**Objective**
Repeat the material verbatim. Images are excluded from the copy.

**Available data**
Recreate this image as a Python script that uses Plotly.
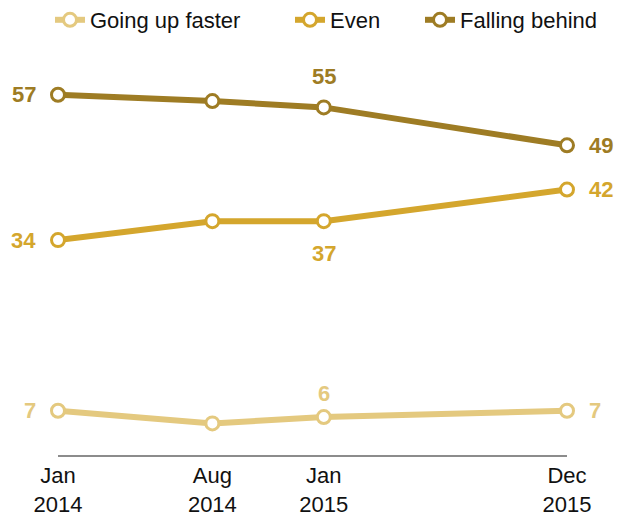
import plotly.graph_objects as go

dates = ["2014-01-01", "2014-08-01", "2015-01-01", "2015-12-01"]
tick_labels = ["Jan<br>2014", "Aug<br>2014", "Jan<br>2015", "Dec<br>2015"]

series_names = ["Going up faster", "Even", "Falling behind"]
going_up = [7, 5, 6, 7]
even = [34, 37, 37, 42]
falling = [57, 56, 55, 49]

colors = ["#E4C97F", "#D4A62D", "#9E7C24"]

# label placement style per series per point: (xanchor, xshift, yshift) or None
label_style = {
    "Going up faster": [("right", -20, 0), None, ("center", 0, 24), ("left", 20, 0)],
    "Even": [("right", -20, 0), None, ("center", 0, -32), ("left", 20, 0)],
    "Falling behind": [("right", -20, 0), None, ("center", 0, 31), ("left", 20, 0)],
}
legend_x = [50, 290, 420]  # container px

FONT = "Liberation Sans, Arial, sans-serif"
W, H = 619, 518

fig = go.Figure()
annotations = []
for i, (name, vals, col) in enumerate(zip(series_names, [going_up, even, falling], colors)):
    lg = "legend" if i == 0 else f"legend{i + 1}"
    fig.add_trace(go.Scatter(
        x=dates, y=vals, name=name, mode="lines+markers",
        line=dict(color=col, width=6),
        marker=dict(size=13, color="white", line=dict(color=col, width=3)),
        cliponaxis=False, hoverinfo="skip", legend=lg,
    ))
    for d, v, st in zip(dates, vals, label_style[name]):
        if st is None:
            continue
        xa, xs, ys = st
        annotations.append(dict(
            x=d, y=v, xref="x", yref="y", text=f"<b>{v}</b>", showarrow=False,
            xanchor=xa, yanchor="middle", xshift=xs, yshift=ys,
            font=dict(family=FONT, size=22, color=col),
        ))

legend_common = dict(orientation="h", yref="container", y=(H - 20) / H, yanchor="middle",
                     xref="container", xanchor="left", font=dict(size=22, color="#111"),
                     bgcolor="rgba(0,0,0,0)")
layout_legends = {}
for i, lx in enumerate(legend_x):
    key = "legend" if i == 0 else f"legend{i + 1}"
    layout_legends[key] = dict(legend_common, x=lx / W)

fig.update_layout(
    width=W, height=H,
    margin=dict(l=58, r=52, t=60, b=63, autoexpand=False),
    paper_bgcolor="white", plot_bgcolor="white",
    font=dict(family=FONT, size=20, color="#222"),
    showlegend=True,
    annotations=annotations,
    xaxis=dict(type="date", range=[dates[0], dates[-1]], tickvals=dates,
               ticktext=tick_labels, showgrid=False, zeroline=False,
               showline=True, linecolor="#8c8c8c", linewidth=2, automargin=False,
               ticks="", ticklabelstandoff=0, tickfont=dict(size=22, color="#111")),
    yaxis=dict(range=[0, 62.5], visible=False, automargin=False),
    **layout_legends,
)

fig.write_html("out.html")
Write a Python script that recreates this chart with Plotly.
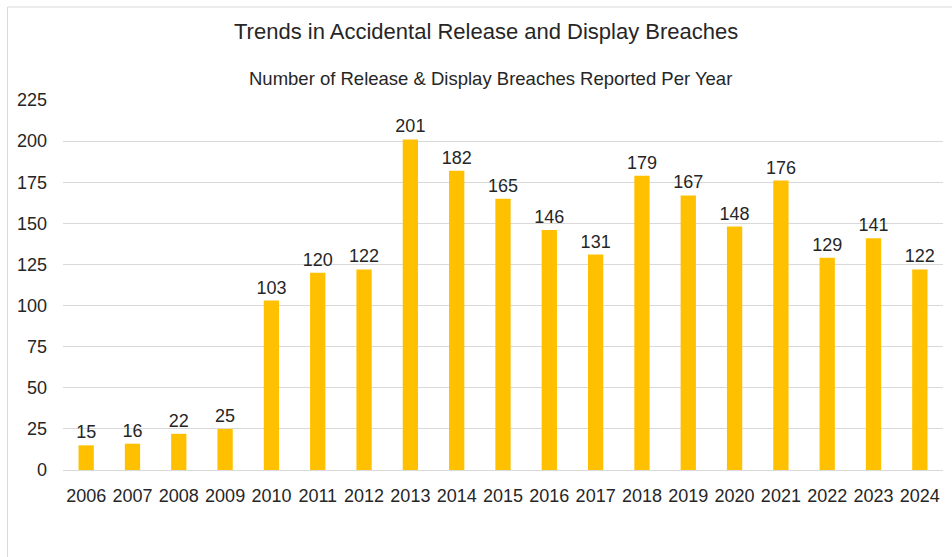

**Solution**
Recreate this image as a Python script that uses Plotly.
import plotly.graph_objects as go

dates = ["2014-01-01", "2014-08-01", "2015-01-01", "2015-12-01"]
tick_labels = ["Jan<br>2014", "Aug<br>2014", "Jan<br>2015", "Dec<br>2015"]

series_names = ["Going up faster", "Even", "Falling behind"]
going_up = [7, 5, 6, 7]
even = [34, 37, 37, 42]
falling = [57, 56, 55, 49]

colors = ["#E4C97F", "#D4A62D", "#9E7C24"]

# label placement style per series per point: (xanchor, xshift, yshift) or None
label_style = {
    "Going up faster": [("right", -20, 0), None, ("center", 0, 24), ("left", 20, 0)],
    "Even": [("right", -20, 0), None, ("center", 0, -32), ("left", 20, 0)],
    "Falling behind": [("right", -20, 0), None, ("center", 0, 31), ("left", 20, 0)],
}
legend_x = [50, 290, 420]  # container px

FONT = "Liberation Sans, Arial, sans-serif"
W, H = 619, 518

fig = go.Figure()
annotations = []
for i, (name, vals, col) in enumerate(zip(series_names, [going_up, even, falling], colors)):
    lg = "legend" if i == 0 else f"legend{i + 1}"
    fig.add_trace(go.Scatter(
        x=dates, y=vals, name=name, mode="lines+markers",
        line=dict(color=col, width=6),
        marker=dict(size=13, color="white", line=dict(color=col, width=3)),
        cliponaxis=False, hoverinfo="skip", legend=lg,
    ))
    for d, v, st in zip(dates, vals, label_style[name]):
        if st is None:
            continue
        xa, xs, ys = st
        annotations.append(dict(
            x=d, y=v, xref="x", yref="y", text=f"<b>{v}</b>", showarrow=False,
            xanchor=xa, yanchor="middle", xshift=xs, yshift=ys,
            font=dict(family=FONT, size=22, color=col),
        ))

legend_common = dict(orientation="h", yref="container", y=(H - 20) / H, yanchor="middle",
                     xref="container", xanchor="left", font=dict(size=22, color="#111"),
                     bgcolor="rgba(0,0,0,0)")
layout_legends = {}
for i, lx in enumerate(legend_x):
    key = "legend" if i == 0 else f"legend{i + 1}"
    layout_legends[key] = dict(legend_common, x=lx / W)

fig.update_layout(
    width=W, height=H,
    margin=dict(l=58, r=52, t=60, b=63, autoexpand=False),
    paper_bgcolor="white", plot_bgcolor="white",
    font=dict(family=FONT, size=20, color="#222"),
    showlegend=True,
    annotations=annotations,
    xaxis=dict(type="date", range=[dates[0], dates[-1]], tickvals=dates,
               ticktext=tick_labels, showgrid=False, zeroline=False,
               showline=True, linecolor="#8c8c8c", linewidth=2, automargin=False,
               ticks="", ticklabelstandoff=0, tickfont=dict(size=22, color="#111")),
    yaxis=dict(range=[0, 62.5], visible=False, automargin=False),
    **layout_legends,
)

fig.write_html("out.html")
Write a Python script that recreates this chart with Plotly.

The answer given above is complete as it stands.